India’s FY’14 GDP growth likely to be below 5%: RBI
28 Jan 2014
The Reserve Bank of India (RBI) expects the Indian economy to grow below 5 per cent during the current financial year, with a likely increase in GDP growth to 5.5 per cent in the coming financial year beginning 1 April.
India's GDP growth is expected to fall below 5 per cent in 2013-14 in the absence of a pick-up in manufacturing sector, RBI said, adding that it could recover to 5.5 per cent in the next financial year.
''Prospects of a pick-up in real GDP growth in the second half of 2013-14 have been dampened by negative growth in industrial production over two consecutive months,'' RBI said in its report on macroeconomic and monetary developments released along with the third quarter monetary policy review.
Economic growth, it said, could be ''somewhat lower than the central estimate of 5 per cent''.

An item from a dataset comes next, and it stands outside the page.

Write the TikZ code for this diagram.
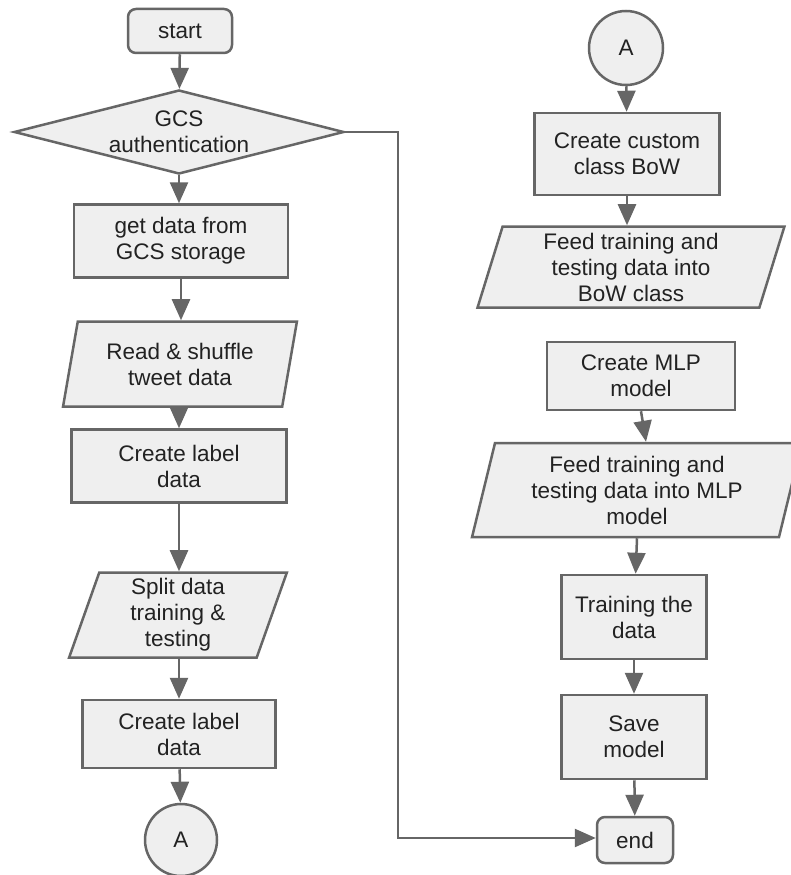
\documentclass[tikz,border=0pt]{standalone}
\usepackage{fontspec}
\setmainfont{Liberation Sans}
\usetikzlibrary{shapes.geometric,arrows.meta}
\definecolor{boxfill}{HTML}{EFEFEF}
\definecolor{boxline}{HTML}{666666}
\definecolor{boxtext}{HTML}{222222}

\begin{document}
\begin{tikzpicture}[x=1pt,y=-1pt,
    every node/.style={font=\fontsize{22.5}{26}\selectfont,text=boxtext,align=center},
    proc/.style={draw=boxline,fill=boxfill,line width=2.5pt,rectangle,inner sep=0pt},
    term/.style={proc,rounded corners=8pt},
    io/.style={proc,trapezium,trapezium left angle=76,trapezium right angle=104,
               trapezium stretches=true},
    dec/.style={proc,diamond,aspect=3.9},
    conn/.style={proc,circle},
    flow/.style={draw=boxline,line width=2.5pt,
                 -{Triangle[width=18pt 0,length=21pt 0]}}]
    \useasboundingbox[fill=white] (0,0) rectangle (790,875);

    % left column
    \node[term,minimum width=104pt,minimum height=44pt] (start) at (180,31) {start};
    \node[dec,minimum width=330pt,minimum height=84pt] (auth) at (179,132)
      {GCS\\authentication};
    \node[proc,minimum width=214pt,minimum height=73pt] (getdata) at (181,241)
      {get data from\\GCS storage};
    \node[io,minimum width=234pt,minimum height=85pt] (readdata) at (180,364)
      {Read \& shuffle\\tweet data};
    \node[proc,minimum width=215pt,minimum height=73pt] (labelone) at (179,466)
      {Create label\\data};
    \node[io,minimum width=218pt,minimum height=85pt] (splitdata) at (178,615)
      {Split data\\training \&\\testing};
    \node[proc,minimum width=193pt,minimum height=68pt] (labeltwo) at (179,734)
      {Create label\\data};
    \node[conn,minimum size=72pt] (conA) at (181,840) {A};

    % right column
    \node[conn,minimum size=74pt] (conB) at (626,48) {A};
    \node[proc,minimum width=185pt,minimum height=82pt] (bowclass) at (627,154)
      {Create custom\\class BoW};
    \node[io,minimum width=307pt,minimum height=81pt] (feedbow) at (631,267)
      {Feed training and\\testing data into\\BoW class};
    \node[proc,minimum width=188pt,minimum height=68pt] (mlp) at (641,376)
      {Create MLP\\model};
    \node[io,minimum width=331pt,minimum height=94pt] (feedmlp) at (637,490)
      {Feed training and\\testing data into MLP\\model};
    \node[proc,minimum width=145pt,minimum height=84pt] (train) at (634,617)
      {Training the\\data};
    \node[proc,minimum width=145pt,minimum height=84pt] (save) at (634,737)
      {Save\\model};
    \node[term,minimum width=76pt,minimum height=46pt] (end) at (635,840) {end};

    % arrows
    \draw[flow] (start) -- (auth);
    \draw[flow] (auth) -- (auth |- getdata.north);
    \draw[flow] (getdata) -- (getdata |- readdata.north);
    \draw[flow] (labelone |- readdata.south) -- (labelone);
    \draw[flow] (labelone) -- (labelone |- splitdata.north);
    \draw[flow] (labeltwo |- splitdata.south) -- (labeltwo);
    \draw[flow] (labeltwo) -- (conA);

    \draw[flow] (conB) -- (bowclass);
    \draw[flow] (bowclass) -- (bowclass |- feedbow.north);
    \draw[flow] (mlp.south) -- ([xshift=5pt]mlp.south |- feedmlp.north);
    \draw[flow] ([xshift=3pt]train.north |- feedmlp.south) -- (train);
    \draw[flow] (train) -- (save);
    \draw[flow] (save) -- (end);

    % authentication fails -> end
    \coordinate (bendtop) at (398,132);
    \coordinate (bendlow) at (398,838);
    \draw[flow] (auth.east) -- (bendtop) -- (bendlow) -- (bendlow -| end.west);
\end{tikzpicture}
\end{document}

In the first half of 2013-14, the GDP growth was at 4.6 per cent.
RBI said 2013-14 has been a testing time for monetary policy with an extraordinary spell of financial turbulence arising from the US Fed contemplating tapering its large scale asset purchase programme.
This resulted in a rapid deterioration of financial conditions across emerging markets, including India.
The rupee exchange rate depreciated by 17 per cent against the US dollar, amid a foreign exchange reserve depletion of nearly $17 billion.
The volatile movements for cross-border capital affected asset prices, heralded a turning of the global interest rate cycle.
Like most emerging markets and developing economies (EMDEs), India faced capital outflows and intense exchange rate pressures.
This forced a departure of monetary policy from its charted course of calibrated monetary easing.
While a tight money policy that started in April 2012 helped dampen the pricing power of the corporates within the monetary policy space available, the return to fiscal consolidation in H2 of 2012-13 has reduced the twin deficit risks.
Though macroeconomic weaknesses were evident in the form of persistence in inflation, falling growth, weaker corporate balance sheet, deteriorating asset quality of the banks, fiscal imbalances and external sector vulnerabilities, the economy seemed to be mending. However, the prospect of tapering interrupted this.
RBI said it has been evolving its policy action with rapidly changing financial and macroeconomic conditions.
With some improvement in the foreign exchange market, RBI said it has moved to normalise exceptional liquidity and monetary measures and recalibrate monetary policy, taking into account, the prevailing inflation and growth conditions.